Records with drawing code
______
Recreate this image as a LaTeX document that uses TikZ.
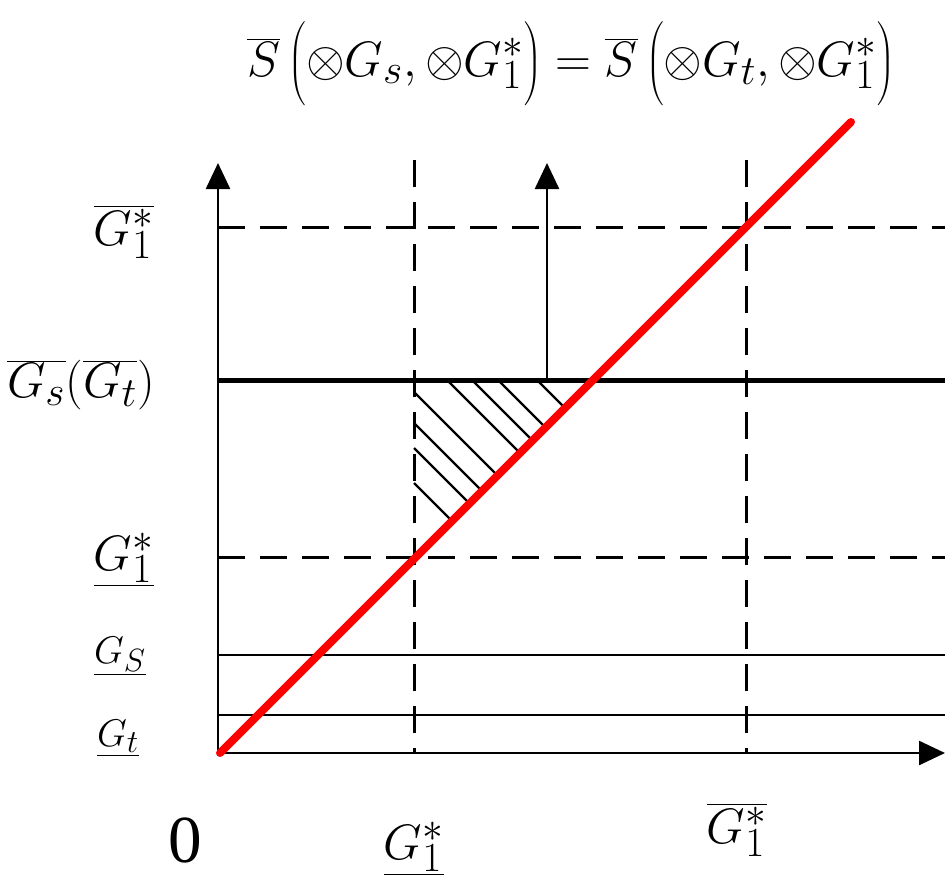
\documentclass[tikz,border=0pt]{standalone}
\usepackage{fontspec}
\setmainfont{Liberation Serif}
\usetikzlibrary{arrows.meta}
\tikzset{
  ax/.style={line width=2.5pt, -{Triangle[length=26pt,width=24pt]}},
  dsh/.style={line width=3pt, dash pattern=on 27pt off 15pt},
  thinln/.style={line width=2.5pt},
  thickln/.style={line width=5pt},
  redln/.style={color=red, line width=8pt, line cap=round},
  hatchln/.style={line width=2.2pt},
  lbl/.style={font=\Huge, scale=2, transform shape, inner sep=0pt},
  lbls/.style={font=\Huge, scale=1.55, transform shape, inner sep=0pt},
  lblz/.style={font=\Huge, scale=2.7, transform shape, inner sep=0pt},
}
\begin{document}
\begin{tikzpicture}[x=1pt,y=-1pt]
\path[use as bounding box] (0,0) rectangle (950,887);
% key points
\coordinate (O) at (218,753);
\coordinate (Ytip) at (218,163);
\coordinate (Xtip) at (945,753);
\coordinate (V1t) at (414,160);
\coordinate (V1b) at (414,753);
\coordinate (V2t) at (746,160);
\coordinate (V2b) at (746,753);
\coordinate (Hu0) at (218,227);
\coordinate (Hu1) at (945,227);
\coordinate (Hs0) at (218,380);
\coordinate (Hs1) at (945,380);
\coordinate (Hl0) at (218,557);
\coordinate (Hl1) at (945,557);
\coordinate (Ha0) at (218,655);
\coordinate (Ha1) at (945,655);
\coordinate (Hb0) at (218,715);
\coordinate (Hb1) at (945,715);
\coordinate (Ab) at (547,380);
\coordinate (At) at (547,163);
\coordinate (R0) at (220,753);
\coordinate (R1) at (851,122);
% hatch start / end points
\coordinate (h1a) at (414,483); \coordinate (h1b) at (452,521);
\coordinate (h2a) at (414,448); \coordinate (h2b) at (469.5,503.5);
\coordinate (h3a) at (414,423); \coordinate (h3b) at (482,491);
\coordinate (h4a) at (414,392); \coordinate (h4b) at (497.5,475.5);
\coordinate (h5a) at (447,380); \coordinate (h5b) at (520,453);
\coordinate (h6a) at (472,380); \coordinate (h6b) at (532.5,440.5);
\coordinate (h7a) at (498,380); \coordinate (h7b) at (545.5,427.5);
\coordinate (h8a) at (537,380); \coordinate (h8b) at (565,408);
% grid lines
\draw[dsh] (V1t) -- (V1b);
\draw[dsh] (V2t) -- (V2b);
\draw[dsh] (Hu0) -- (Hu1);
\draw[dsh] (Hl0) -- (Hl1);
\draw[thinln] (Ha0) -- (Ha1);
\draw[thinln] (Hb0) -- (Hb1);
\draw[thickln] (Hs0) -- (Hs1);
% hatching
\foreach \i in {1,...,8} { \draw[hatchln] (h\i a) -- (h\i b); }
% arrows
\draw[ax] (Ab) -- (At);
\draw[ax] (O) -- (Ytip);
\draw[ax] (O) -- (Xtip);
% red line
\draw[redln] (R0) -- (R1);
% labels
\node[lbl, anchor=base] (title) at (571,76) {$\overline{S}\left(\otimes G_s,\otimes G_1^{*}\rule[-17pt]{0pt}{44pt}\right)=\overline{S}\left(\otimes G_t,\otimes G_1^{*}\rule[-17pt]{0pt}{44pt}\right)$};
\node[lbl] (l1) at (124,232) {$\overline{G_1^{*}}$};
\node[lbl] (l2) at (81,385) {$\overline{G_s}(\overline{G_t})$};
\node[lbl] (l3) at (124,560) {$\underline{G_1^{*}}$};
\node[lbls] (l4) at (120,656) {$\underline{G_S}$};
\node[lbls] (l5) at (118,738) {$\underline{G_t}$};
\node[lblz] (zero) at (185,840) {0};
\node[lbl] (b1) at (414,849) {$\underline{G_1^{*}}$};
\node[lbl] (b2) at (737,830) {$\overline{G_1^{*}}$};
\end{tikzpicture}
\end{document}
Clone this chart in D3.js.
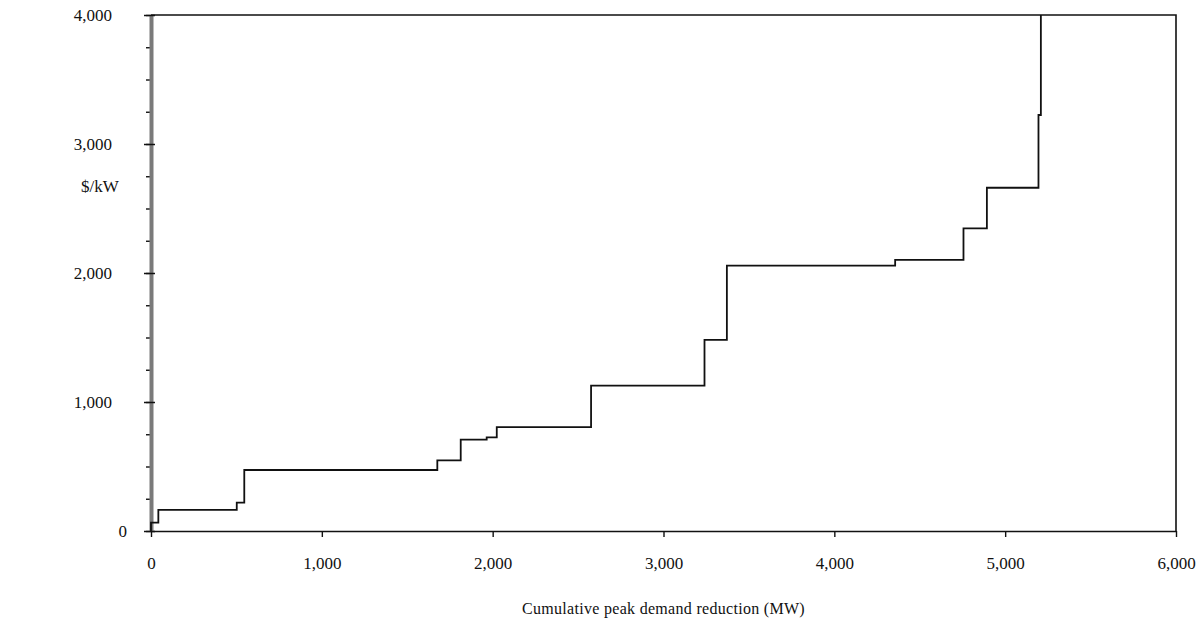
______
§ **Challenge**
A single figure is required: the number of lines above in which the word "this" occurs.

§ **Response**
2